ここでは、カイルと妻タヤが電話をするシーンに注目したい。
まずは、カイルがSEALsの正式な隊員になる前のこと。
・Step1:カイルはひょんなことからタヤと出会い、恋に落ちた。彼は繰り返し電話をかけ、アプローチする。しかしタヤはなかなか受話器を取ってくれない。いつも留守番電話につながってしまう。だがやがて――粘り勝ち。ついにタヤが受話器を取った。かくして2人はデートへ。
その後、2人は結婚。
そして間もなく、SEALsの一員としてカイルがイラクに派遣されることになった。
・Step2:建物の屋上などに陣取ってスナイパーライフルを構え、辺りを警戒する。不審人物が現れたらその動向を観察し、敵とわかったら速やかに狙撃する。これがカイルの仕事だ。

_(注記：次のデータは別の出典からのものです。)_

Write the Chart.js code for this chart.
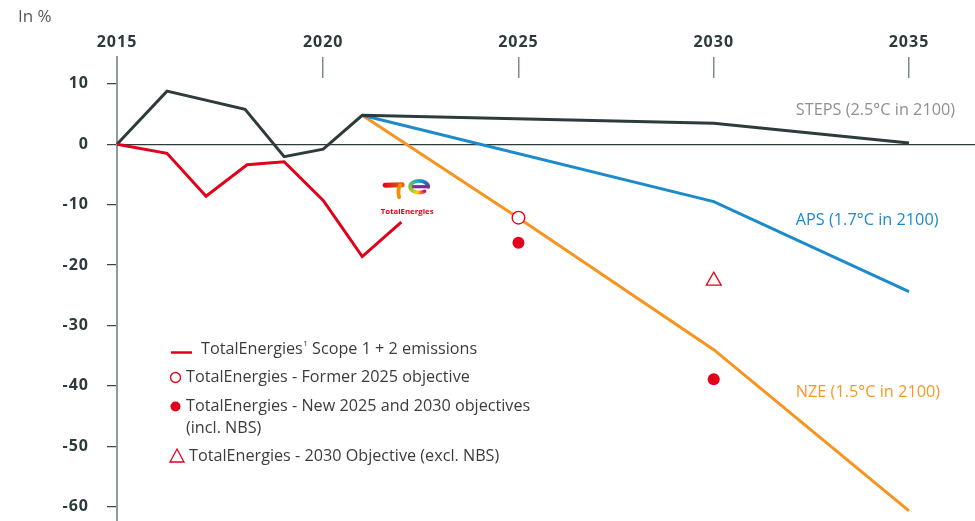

・Step3:物語前半、カイルがスナイパーライフルのスコープを覗きつつタヤに電話をかけるシーンがある。2人は談笑する。新婚夫婦らしくちょっとエッチな会話もする。「会いたいよ、すごく」「私も!……ねぇ、エッチな話してほしい?」「ああ……でもどうするかな。片手に電話、片手に銃で手がふさがっている」「じゃあ、どっちが大事か決断しなくちゃね」「アハハッ!スケベな妊婦め!」なんて具合である。極度の緊張を強いられ、時には女性や子供すらも殺さねばならぬという地獄にいるカイル。一方、新婚早々に夫を亡くすかもしれないと恐怖するタヤ。そんな2人だが、心はつながっているわけだ。
ところがそれからしばらくして、
・Step4:2人がまたもや電話をしていると――敵が攻撃を仕掛けてきた。カイルは慌てて身を隠す。電話どころではない。電話機を落としてしまう。そして反撃に出る。一方、タヤは電話口から聞こえてきた銃声などにショックを受ける。慌ててカイルの名を呼ぶ。しかし返事はない。彼女は取り乱す。
そして物語後半、
・Step5:カイルが電話をかける。しかし留守番電話につながってしまう。カイルはメッセージを吹き込んだ「俺だ……声を聴きたくて……。皆に会いたいよ」。
さらに物語終盤、
・Step6:敵の激しい攻撃にさらされ、最早これまでかもしれぬというシーン。カイルは再び電話をかけた。今度はタヤが出る。カイルは「これを最後に除隊し、きみたち家族とすごす」と決意を語った。しかし――銃声などの騒音のせいだろうか、もしくは砂嵐がすぐ傍まで迫っているせいで電波状況が悪いのだろうか、いずれにせよカイルの声はタヤに届かない。タヤは混乱する「ねぇ、あなた、聞こえない!もしもし!」。
▶2
本作は、「戦争によって人間(の心)が壊れていく様」を描いている。
カイルは心身ともに頑強な男だった。だが、イラク戦争を通じて心が壊れていく(作中では明言されないが、彼はPTSDに苦しんでいるようだ)。
それを暗示するのが電話シーンである。
・【1】Step1:カイルがタヤに電話をかける。最初は無視していたタヤだが、やがて受話器を取る。これをきっかけに2人はデート、そして結婚へ。 →「タヤがカイルの気持ちを受け入れた」ことを暗示
・【2】Step3:カイルがイラクへ派遣される。そして戦場でラブラブトーク。 →「2人は離れ離れになったが、心はつながっている」ことを暗示
・【3】Step4:電話中に敵の攻撃を受け、カイルの声が途絶える。 →「カイルの心が壊れ始め、タヤ(や平穏な世界)から離れつつある」ことを暗示
・【4】Step5-6:留守番電話につながってしまったり、相手の声が聞こえなかったりする。 →「カイルの心が壊れ、タヤ(や平穏な世界)からすっかり離れてしまった」ことを暗示
つまり、【「キャラAが、妻と電話でラブラブトーク→しかしやがて電話がつながらなかったり、声が聞こえなかったりするようになる」という変化によって、Aの心が壊れてしまい、妻に象徴される平穏な世界から離れてしまったと暗示する】というテクニックである。